Hi Greg,

Yes, playing back one of the 1/4 speed tapes back at normal speed should work OK (I'll leave it to you to figure out the amount of pitch correction to be applied). Tone detection is another matter. I've spent about 8 years doing that kind of weird specialized work. It can be a hard nut - if you're trying to make it automated - depending on the quality of the source audio and index tones. On the big automated system I referred to earlier tone detection was done in realtime. This last year I wrote an application called Tone Detective (as a work for hire). That software is designed to work with pretty good quality audio and index tones which stick pretty closely to a published specification. It's being used by one of the libraries as a post-production tool to automatically detect index tones in audio that has already been digitized. Here's link to more information on Tone Detective at the KD web site:

http://www.kafkasdaytime.com/tonedetective/

There's some more or less good news on the katieplayer development front which I will post in the katieblog before long. As you know, katieplayer is self-funded by me and proceeds from my other development work. I believe I now have enough put aside to push through the last development steps to complete katieplayer Cocoa. That is, I have enough to commit the time and pay contributing programmers who have been involved in the project from the beginning. I'm going to host a few "programming retreats" which will put us (few) in a room together for a few days at a time and really bang out the last work. I think that more aggressive approach will bring us to beta testing and release dates much more quickly and probably more inexpensively over the long run. I don't have dates yet but things are looking much better now than they were, say, 2 months ago. Obviously, I'm also comfortable discussing this stuff publicly since I'm posting to the list so please feel free to share this information.

Joe

On Dec 28, 2006, at 10:52 AM, Greg Kearney wrote:

Joe;

Let's say I use one of the NLS players playing back at normal tape speed a NLS book which was recoded at 1/4 speed. Would that work? Also would it be possible to detect the tone indexes on the NLS tapes such that the recording could be broken down into seperate recoding? I'm trying to devise a method of converting NLS books into Daisy recordings.

By the way I have been pushing Daisy playback hard at Apple. I've had a few meeting with the documentation people there about it. Any word on when I can try out your latest work? I'm beta testing 10.5 as well as the new NLS Daisy books now.

Greg
On Dec 28, 2006, at 08:43 , Kafka's Daytime wrote:

Hi Greg,

I built a system for one of the libraries that did/does automated conversion of taped audiobooks to digital. To speed the process significantly, we custom-modified tape machines to play at higher speeds and then pitch-shifted the digitally recorded audio to return to normal speed. I don't recall what the threshold was, but you have to find a happy balance between speed going in (and resulting bandwidth loss) and artifacts resulting from pitch- shifting (i.e. if you go in too fast your audio will get mangled in a too-dramatic pitch shift and bandwidth loss will be too great).

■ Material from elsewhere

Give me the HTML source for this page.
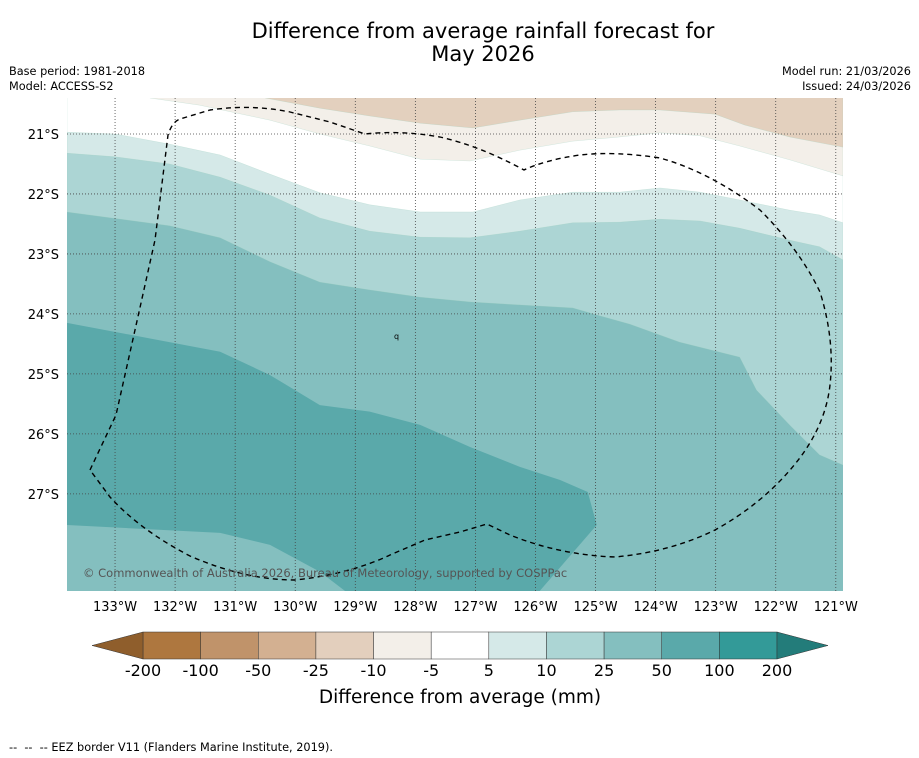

For a home version, you might be able to use one of the Marantz tape players (or Narrator model or similar) to play taped audio in at higher speed - into Audalyze, for instance - and then apply pitch shift to slow audio down.

Ripping at Fast Forward speed will not work as all of the audio's frequency information gets mangled when played at Fast Forward and the Fast Forward speeds will generally be too fast i.e. the factor of pitch shift required and bandwidth lost will be too great.

There is more information in the patent abstract if you care to search USPTO.gov for patent number 6,710,955.

Hope that helps,

Joe

On Dec 28, 2006, at 9:42 AM, Greg Kearney wrote:

While we're on this topic I would like to know if there is a way to rip tapes at fast forward speed and then slow them dow to normal speed in the computer. This would speed up the process of ripping taped books as you would not have to play them into the sound recoding software at the normal speed.

Greg Kearney
On Dec 27, 2006, at 22:19 , louie wrote:

Also you can rip NLS tapes using sound studio.

On Dec 27, 2006, at 9:03 PM, Cheryl Homiak wrote:

Our local libraries here in Madison have a lot more on cassette than on cd as far as books and quite a few of them are abridged, which I hate. but for books which are available this certainly works and in fact, with a line-in setup and audio hijack pro it isn't really difficult to make files of cassettes either.


--
Cheryl

"Where your treasure is, there will your heart be also."